Wie hilft Europol bei der Jagd nach Verbrechern?
Nun stehen all diese Verbrecher, und noch einige mehr, auf der Europol-Liste – und was bringt das? Zunächst mal eine Menge Unterstützung für die örtlichen Polizeibehörden, die nach den Straftätern suchen. Etwa 100 Kriminal-Analytiker beschäftigt Europol laut der EU. Die sollen mithelfen, mögliche Aufenthaltsorte und Bewegungsmuster zu erkennen, damit die Polizisten vor Ort zugreifen können.
Noch dazu werden Informationen von Flüchtigen, die Landesgrenzen überschreiten, bei Europol gesammelt und allen EU-Mitgliedsstaaten zur Verfügung gestellt. So soll die Europol-Most-Wanted-Liste möglichst schnell möglichst kurz werden – wobei Listen wie diese es so an sich haben, dass für jeden Verbrecher hinter schwedischen Gardinen gleich der nächste Übeltäter nachrückt.
Europol kann Erfolge vorweisen – aber wer bezahlt die Arbeit eigentlich?

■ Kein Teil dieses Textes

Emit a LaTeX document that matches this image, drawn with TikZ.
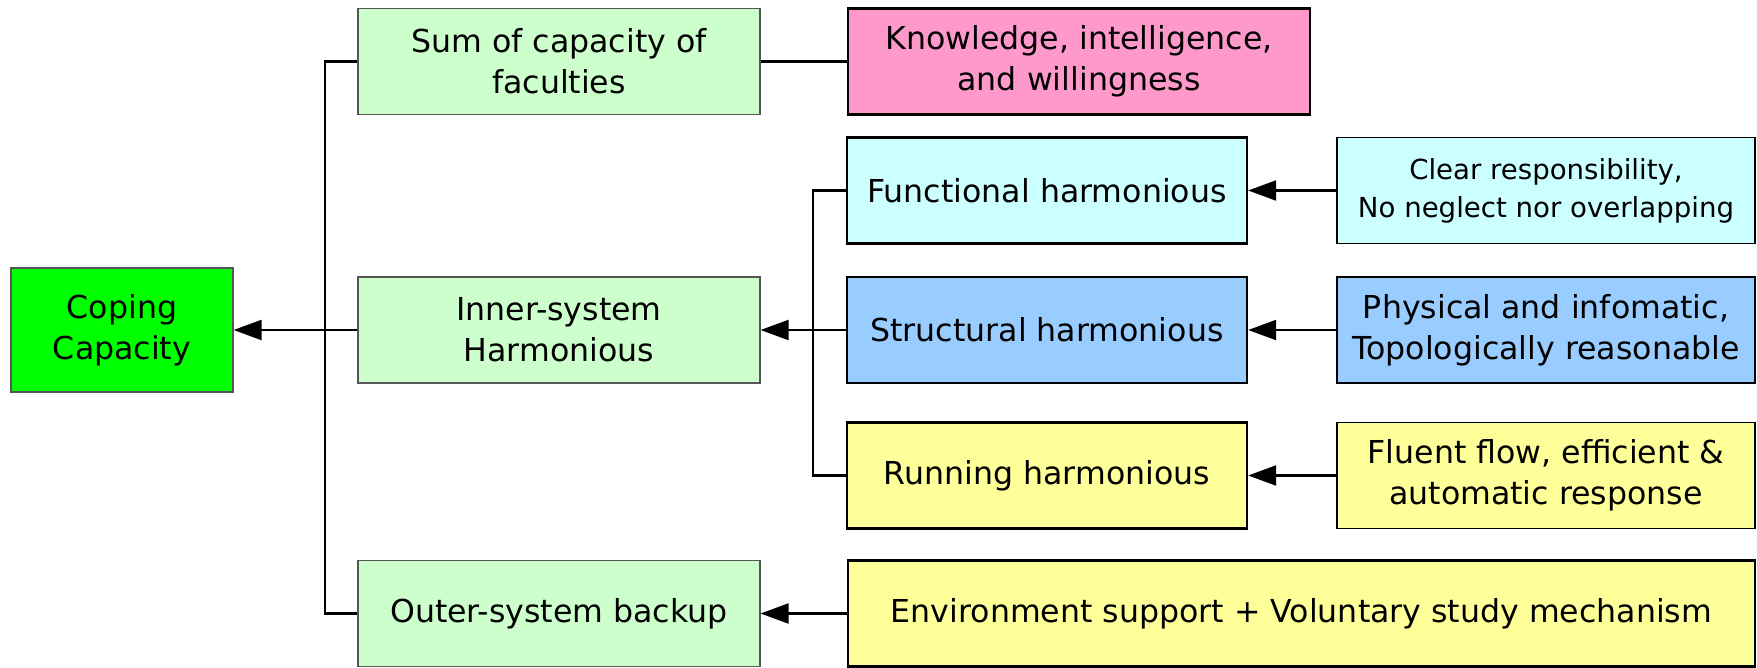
\documentclass[tikz,border=0pt]{standalone}
\usepackage{fontspec}
\setmainfont{DejaVu Sans}
\usetikzlibrary{arrows.meta}
\definecolor{cgreen}{HTML}{00FF00}
\definecolor{lgreen}{HTML}{CCFFCC}
\definecolor{pink}{HTML}{FF99CC}
\definecolor{lcyan}{HTML}{CCFFFF}
\definecolor{lblue}{HTML}{99CCFF}
\definecolor{lyellow}{HTML}{FFFF99}
\definecolor{gborder}{HTML}{555555}
\begin{document}
\begin{tikzpicture}[x=0.5pt,y=-0.5pt,
  box/.style={draw, rectangle, inner sep=0pt, align=center, font=\fontsize{15.8}{20.5}\selectfont, text=black},
  thin/.style={box, line width=0.6pt},
  thick/.style={box, line width=1.2pt},
  wide/.style={minimum width=201pt, minimum height=53pt},
  mid/.style={minimum width=200pt, minimum height=53pt},
  rgt/.style={minimum width=209pt, minimum height=53pt},
  conn/.style={line width=1.1pt},
  arr/.style={conn, -{Triangle[length=14pt,width=10pt]}}
]
\useasboundingbox (0,0) rectangle (1757,668);
% left column
\node[thin, fill=cgreen, draw=gborder, minimum width=111pt, minimum height=62pt] (cope) at (122,330) {Coping\\Capacity};
% second column
\node[thin, wide, fill=lgreen, draw=gborder] (sum) at (559,61.5) {Sum of capacity of\\faculties};
\node[thin, wide, fill=lgreen, draw=gborder] (inner) at (559,330) {Inner-system\\Harmonious};
\node[thin, wide, fill=lgreen, draw=gborder] (outer) at (559,613.5) {Outer-system backup};
% third column
\node[thick, fill=pink, minimum width=231pt, minimum height=53pt] (know) at (1079,61.5) {Knowledge, intelligence,\\and willingness};
\node[thick, mid, fill=lcyan] (func) at (1047,190.5) {Functional harmonious};
\node[thick, mid, fill=lblue] (struct) at (1047,330) {Structural harmonious};
\node[thick, mid, fill=lyellow] (run) at (1047,475.5) {Running harmonious};
\node[thick, fill=lyellow, minimum width=453.5pt, minimum height=53pt] (env) at (1301.5,613.5) {Environment support + Voluntary study mechanism};
% fourth column
\node[thin, rgt, fill=lcyan, font=\fontsize{13.8}{19}\selectfont] (clear) at (1546,190.5) {Clear responsibility,\\No neglect nor overlapping};
\node[thin, rgt, fill=lblue] (phys) at (1546,330) {Physical and infomatic,\\Topologically reasonable};
\node[thin, rgt, fill=lyellow] (fluent) at (1546,475.5) {Fluent flow, efficient \&\\automatic response};
% buses
\coordinate (busL) at (325,330);
\coordinate (busR) at (813,330);
\draw[conn] (sum.west) -| (busL) |- (outer.west);
\draw[arr] (inner.west) -- (cope.east);
\draw[conn] (sum.east) -- (know.west);
\draw[conn] (func.west) -| (busR) |- (run.west);
\draw[arr] (struct.west) -- (inner.east);
\draw[arr] (clear.west) -- (func.east);
\draw[arr] (phys.west) -- (struct.east);
\draw[arr] (fluent.west) -- (run.east);
\draw[arr] (env.west) -- (outer.east);
\end{tikzpicture}
\end{document}
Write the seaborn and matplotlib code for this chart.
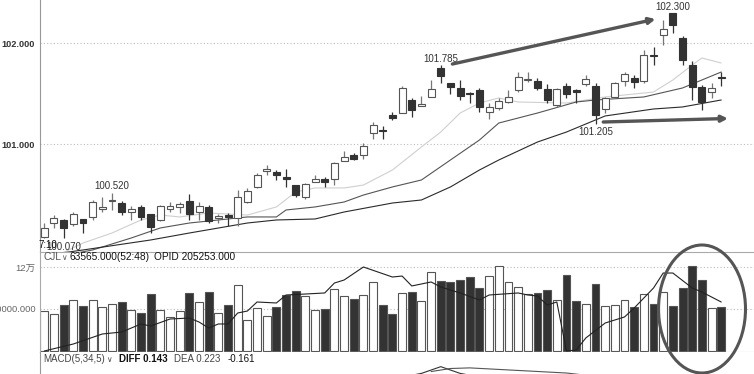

Letztendlich finanziert sich die europäische Polizeibehörde genau wie ihre nationalen Geschwister – durch Steuern. Ermittelt durch das Bruttosozialprodukt zahlen alle EU-Mitgliedstaaten für die Europol-Arbeit, im Jahr 2022 belief sich das Budget auf 193 Millionen Euro, Europol selbst veranschlagt das Budget für 2023 auf 207 Millionen Euro. Den größten Teil davon, 102 Millionen Euro, wird die Behörde für Gehälter der Angestellten ausgeben, gefolgt von „Informationstechnologie für Operationen“ (42 Millionen Euro) und „Operationen“ (15 Millionen Euro).
Viel Geld, aber der finanzielle Aufwand lohnt sich. Immer wieder schnappen FAST-Teams, Einsatzgruppen des europäischen Netzwerks von Zielfahndungsteams, einzelne Verbrecher, dokumentiert auf der Liste von Europol. Genau so setzt die Behörde aber auch auf großangelegte Fahndungsaktionen, erst kürzlich feierte sie einen prominenten Erfolg: die Entschlüsselung des Kryptodienstes „Encrochat“, den viel Kriminelle zur Kommunikation genutzt haben. Vor wenigen Tagen zog die Behörde Bilanz, 6558 Festnahmen allein durch die Encrochat-Ermittlungen.